REQUIREMENTS >>
In this exercise, print only the lines of the records below from the one with "Reproduce this chart with Observable Plot." through the one with "const yTicks = [0, 20, 40, 60, 80, 100, 120];", inclusive. Pictures are not part of the copy.

INPUT DATA >>
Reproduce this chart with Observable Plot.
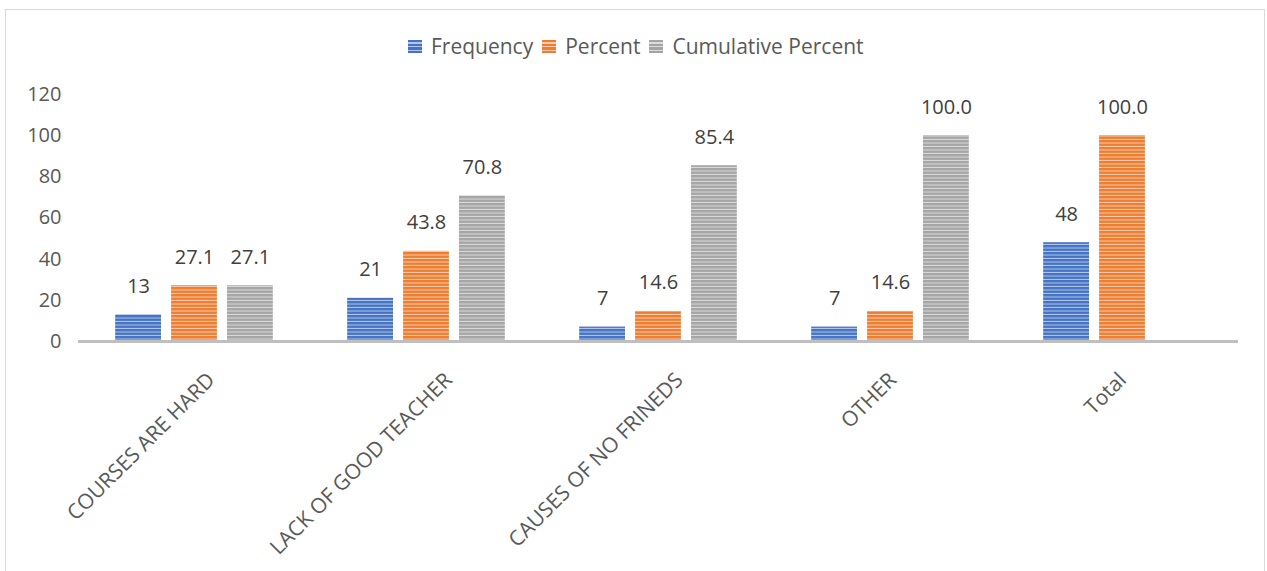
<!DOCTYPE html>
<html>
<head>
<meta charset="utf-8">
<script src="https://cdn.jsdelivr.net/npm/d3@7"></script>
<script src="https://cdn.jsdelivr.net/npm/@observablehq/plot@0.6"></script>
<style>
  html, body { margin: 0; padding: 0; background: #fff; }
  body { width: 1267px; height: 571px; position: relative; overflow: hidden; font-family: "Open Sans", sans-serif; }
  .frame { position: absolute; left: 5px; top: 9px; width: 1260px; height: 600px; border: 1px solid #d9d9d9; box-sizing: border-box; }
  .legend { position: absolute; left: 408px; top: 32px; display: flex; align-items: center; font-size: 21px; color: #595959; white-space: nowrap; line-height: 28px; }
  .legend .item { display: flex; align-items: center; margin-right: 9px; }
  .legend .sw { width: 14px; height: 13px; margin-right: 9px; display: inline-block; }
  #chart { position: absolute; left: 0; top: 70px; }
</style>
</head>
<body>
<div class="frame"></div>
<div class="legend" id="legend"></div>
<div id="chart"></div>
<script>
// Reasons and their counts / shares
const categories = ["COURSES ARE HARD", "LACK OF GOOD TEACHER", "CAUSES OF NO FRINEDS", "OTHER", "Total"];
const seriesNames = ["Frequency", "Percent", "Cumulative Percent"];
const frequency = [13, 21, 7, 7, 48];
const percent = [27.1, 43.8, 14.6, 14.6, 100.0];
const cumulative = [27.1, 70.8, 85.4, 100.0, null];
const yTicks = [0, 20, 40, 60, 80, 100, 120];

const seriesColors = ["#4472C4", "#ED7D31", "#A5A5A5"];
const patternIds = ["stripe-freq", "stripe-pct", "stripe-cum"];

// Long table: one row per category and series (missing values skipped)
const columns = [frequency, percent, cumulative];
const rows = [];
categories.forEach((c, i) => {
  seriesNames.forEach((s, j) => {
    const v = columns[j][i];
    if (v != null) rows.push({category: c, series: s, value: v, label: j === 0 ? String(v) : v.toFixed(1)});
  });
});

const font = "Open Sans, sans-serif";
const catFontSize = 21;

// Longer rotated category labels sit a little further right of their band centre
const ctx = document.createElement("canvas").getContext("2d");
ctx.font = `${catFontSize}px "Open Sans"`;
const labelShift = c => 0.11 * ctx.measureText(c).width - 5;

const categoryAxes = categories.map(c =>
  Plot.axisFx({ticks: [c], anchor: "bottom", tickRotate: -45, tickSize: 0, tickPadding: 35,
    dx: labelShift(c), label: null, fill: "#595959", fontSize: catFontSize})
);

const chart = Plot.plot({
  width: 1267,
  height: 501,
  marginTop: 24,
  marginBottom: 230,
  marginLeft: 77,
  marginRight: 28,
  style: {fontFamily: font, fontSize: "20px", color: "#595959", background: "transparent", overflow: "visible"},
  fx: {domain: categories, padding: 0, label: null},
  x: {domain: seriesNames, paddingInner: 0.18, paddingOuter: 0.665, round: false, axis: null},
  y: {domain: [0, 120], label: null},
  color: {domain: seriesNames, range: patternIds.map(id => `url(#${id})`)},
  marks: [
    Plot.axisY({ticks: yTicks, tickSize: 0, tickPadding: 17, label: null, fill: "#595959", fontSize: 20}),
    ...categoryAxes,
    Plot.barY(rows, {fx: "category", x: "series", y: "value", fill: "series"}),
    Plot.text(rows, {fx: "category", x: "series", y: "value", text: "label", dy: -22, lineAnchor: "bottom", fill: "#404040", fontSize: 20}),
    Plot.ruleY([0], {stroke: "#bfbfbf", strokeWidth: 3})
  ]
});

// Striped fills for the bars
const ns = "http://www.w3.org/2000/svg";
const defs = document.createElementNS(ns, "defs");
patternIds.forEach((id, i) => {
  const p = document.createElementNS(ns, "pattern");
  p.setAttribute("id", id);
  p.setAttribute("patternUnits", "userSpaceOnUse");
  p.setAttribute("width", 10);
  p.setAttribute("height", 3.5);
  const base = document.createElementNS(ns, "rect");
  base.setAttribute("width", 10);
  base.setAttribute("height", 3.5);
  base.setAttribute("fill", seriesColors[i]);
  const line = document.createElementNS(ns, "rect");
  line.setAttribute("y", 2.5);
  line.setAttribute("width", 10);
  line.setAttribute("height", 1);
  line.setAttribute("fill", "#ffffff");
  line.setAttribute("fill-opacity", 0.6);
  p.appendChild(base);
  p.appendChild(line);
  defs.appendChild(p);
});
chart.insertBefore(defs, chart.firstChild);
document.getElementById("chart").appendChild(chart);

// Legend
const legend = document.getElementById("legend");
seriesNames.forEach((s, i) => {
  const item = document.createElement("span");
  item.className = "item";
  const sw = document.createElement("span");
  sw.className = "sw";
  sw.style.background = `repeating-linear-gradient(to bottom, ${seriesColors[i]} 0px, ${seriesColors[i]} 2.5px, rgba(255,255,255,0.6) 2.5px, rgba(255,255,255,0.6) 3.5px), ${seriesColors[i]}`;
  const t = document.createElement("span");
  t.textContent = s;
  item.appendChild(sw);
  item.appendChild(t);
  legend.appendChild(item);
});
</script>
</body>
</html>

==

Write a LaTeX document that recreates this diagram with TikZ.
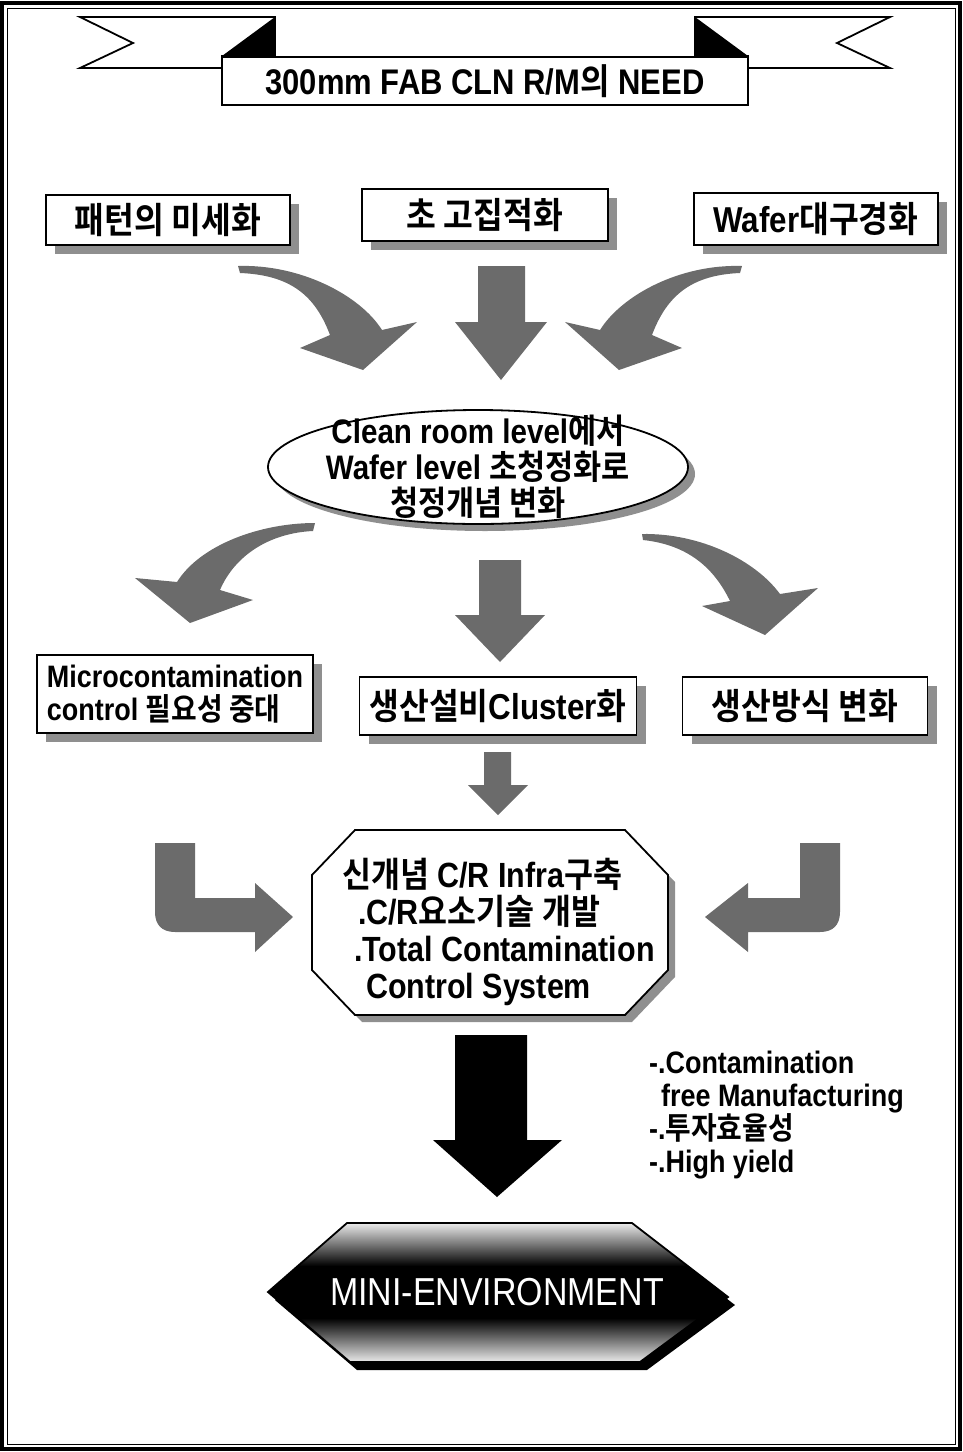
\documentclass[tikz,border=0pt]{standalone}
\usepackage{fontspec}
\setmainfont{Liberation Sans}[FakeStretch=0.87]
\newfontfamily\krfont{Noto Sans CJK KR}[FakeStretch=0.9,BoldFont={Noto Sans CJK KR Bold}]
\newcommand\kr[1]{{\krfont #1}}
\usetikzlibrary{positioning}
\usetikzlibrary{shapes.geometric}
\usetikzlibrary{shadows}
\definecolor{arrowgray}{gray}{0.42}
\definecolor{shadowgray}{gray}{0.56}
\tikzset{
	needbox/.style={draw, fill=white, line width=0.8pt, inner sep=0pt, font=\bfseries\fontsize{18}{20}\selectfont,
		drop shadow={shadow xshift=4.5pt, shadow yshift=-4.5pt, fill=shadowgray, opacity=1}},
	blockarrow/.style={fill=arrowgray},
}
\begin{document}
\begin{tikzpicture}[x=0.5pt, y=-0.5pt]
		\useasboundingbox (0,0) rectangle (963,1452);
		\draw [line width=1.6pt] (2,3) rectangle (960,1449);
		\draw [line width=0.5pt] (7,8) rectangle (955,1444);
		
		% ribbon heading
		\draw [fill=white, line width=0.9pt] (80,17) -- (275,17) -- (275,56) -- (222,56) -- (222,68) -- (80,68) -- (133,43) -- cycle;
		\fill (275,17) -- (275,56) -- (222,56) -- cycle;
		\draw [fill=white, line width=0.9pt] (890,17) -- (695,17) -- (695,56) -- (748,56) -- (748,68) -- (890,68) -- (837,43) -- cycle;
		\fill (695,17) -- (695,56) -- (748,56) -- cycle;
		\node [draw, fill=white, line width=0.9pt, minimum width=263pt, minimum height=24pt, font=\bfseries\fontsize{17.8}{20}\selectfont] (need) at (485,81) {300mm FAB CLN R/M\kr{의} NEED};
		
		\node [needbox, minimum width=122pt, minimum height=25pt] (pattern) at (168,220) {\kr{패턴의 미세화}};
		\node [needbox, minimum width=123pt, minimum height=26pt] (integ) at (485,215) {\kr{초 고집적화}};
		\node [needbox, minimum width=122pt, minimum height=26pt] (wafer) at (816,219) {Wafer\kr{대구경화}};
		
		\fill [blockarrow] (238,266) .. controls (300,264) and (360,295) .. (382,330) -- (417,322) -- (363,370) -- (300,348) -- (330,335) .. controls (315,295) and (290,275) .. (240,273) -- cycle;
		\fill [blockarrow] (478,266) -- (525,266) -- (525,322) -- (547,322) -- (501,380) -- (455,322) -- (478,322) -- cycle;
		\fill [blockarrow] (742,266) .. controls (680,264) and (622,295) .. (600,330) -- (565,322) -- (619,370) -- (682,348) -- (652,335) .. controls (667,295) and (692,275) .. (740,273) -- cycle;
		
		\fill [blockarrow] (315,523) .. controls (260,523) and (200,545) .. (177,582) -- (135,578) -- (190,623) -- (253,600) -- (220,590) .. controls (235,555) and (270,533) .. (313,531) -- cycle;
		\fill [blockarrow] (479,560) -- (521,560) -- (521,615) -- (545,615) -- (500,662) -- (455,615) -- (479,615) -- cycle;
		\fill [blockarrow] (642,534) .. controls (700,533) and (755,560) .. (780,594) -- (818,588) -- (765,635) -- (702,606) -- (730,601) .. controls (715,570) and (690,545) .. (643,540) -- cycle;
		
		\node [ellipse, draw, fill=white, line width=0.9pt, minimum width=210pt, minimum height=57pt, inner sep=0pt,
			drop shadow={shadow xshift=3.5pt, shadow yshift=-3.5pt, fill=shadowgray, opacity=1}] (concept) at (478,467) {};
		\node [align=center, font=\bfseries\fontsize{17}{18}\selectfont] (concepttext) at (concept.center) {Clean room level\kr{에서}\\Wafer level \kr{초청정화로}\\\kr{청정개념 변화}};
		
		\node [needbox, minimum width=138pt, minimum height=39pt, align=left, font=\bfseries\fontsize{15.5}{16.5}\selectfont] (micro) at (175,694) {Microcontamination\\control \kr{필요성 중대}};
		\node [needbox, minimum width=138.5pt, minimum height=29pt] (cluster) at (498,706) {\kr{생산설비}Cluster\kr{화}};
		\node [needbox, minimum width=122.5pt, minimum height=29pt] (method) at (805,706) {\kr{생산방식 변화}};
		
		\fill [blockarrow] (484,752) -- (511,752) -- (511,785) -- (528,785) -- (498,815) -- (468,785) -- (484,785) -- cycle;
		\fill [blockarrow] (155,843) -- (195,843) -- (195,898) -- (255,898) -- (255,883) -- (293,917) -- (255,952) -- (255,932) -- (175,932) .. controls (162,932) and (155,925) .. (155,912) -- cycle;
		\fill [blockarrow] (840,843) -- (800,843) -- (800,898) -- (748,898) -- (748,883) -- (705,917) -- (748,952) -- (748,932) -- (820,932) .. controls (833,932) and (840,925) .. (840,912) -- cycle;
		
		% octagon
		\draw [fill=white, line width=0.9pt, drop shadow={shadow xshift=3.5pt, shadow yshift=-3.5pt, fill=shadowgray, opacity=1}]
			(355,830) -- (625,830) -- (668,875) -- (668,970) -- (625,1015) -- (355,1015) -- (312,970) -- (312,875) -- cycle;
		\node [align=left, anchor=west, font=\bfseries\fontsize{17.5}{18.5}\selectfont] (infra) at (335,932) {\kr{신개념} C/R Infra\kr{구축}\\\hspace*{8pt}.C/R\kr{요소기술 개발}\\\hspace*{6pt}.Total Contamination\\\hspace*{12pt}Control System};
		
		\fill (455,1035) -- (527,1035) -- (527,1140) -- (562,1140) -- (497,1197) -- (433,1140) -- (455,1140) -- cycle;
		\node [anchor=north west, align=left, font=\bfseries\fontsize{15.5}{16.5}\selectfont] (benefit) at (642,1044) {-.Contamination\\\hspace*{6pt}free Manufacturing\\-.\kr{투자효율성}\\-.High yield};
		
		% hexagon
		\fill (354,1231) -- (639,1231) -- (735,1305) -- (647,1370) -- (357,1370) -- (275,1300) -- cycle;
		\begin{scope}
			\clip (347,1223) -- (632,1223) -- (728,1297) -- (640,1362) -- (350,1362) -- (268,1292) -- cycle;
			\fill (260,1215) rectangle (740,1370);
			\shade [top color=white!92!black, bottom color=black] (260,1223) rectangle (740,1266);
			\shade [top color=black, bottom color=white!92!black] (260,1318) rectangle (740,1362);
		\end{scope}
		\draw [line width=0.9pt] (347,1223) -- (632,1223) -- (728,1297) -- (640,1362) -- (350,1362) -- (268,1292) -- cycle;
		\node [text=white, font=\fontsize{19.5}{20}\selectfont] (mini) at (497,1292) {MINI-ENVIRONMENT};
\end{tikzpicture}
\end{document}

WRITTEN REPLY >>
Reproduce this chart with Observable Plot.
<!DOCTYPE html>
<html>
<head>
<meta charset="utf-8">
<script src="https://cdn.jsdelivr.net/npm/d3@7"></script>
<script src="https://cdn.jsdelivr.net/npm/@observablehq/plot@0.6"></script>
<style>
  html, body { margin: 0; padding: 0; background: #fff; }
  body { width: 1267px; height: 571px; position: relative; overflow: hidden; font-family: "Open Sans", sans-serif; }
  .frame { position: absolute; left: 5px; top: 9px; width: 1260px; height: 600px; border: 1px solid #d9d9d9; box-sizing: border-box; }
  .legend { position: absolute; left: 408px; top: 32px; display: flex; align-items: center; font-size: 21px; color: #595959; white-space: nowrap; line-height: 28px; }
  .legend .item { display: flex; align-items: center; margin-right: 9px; }
  .legend .sw { width: 14px; height: 13px; margin-right: 9px; display: inline-block; }
  #chart { position: absolute; left: 0; top: 70px; }
</style>
</head>
<body>
<div class="frame"></div>
<div class="legend" id="legend"></div>
<div id="chart"></div>
<script>
// Reasons and their counts / shares
const categories = ["COURSES ARE HARD", "LACK OF GOOD TEACHER", "CAUSES OF NO FRINEDS", "OTHER", "Total"];
const seriesNames = ["Frequency", "Percent", "Cumulative Percent"];
const frequency = [13, 21, 7, 7, 48];
const percent = [27.1, 43.8, 14.6, 14.6, 100.0];
const cumulative = [27.1, 70.8, 85.4, 100.0, null];
const yTicks = [0, 20, 40, 60, 80, 100, 120];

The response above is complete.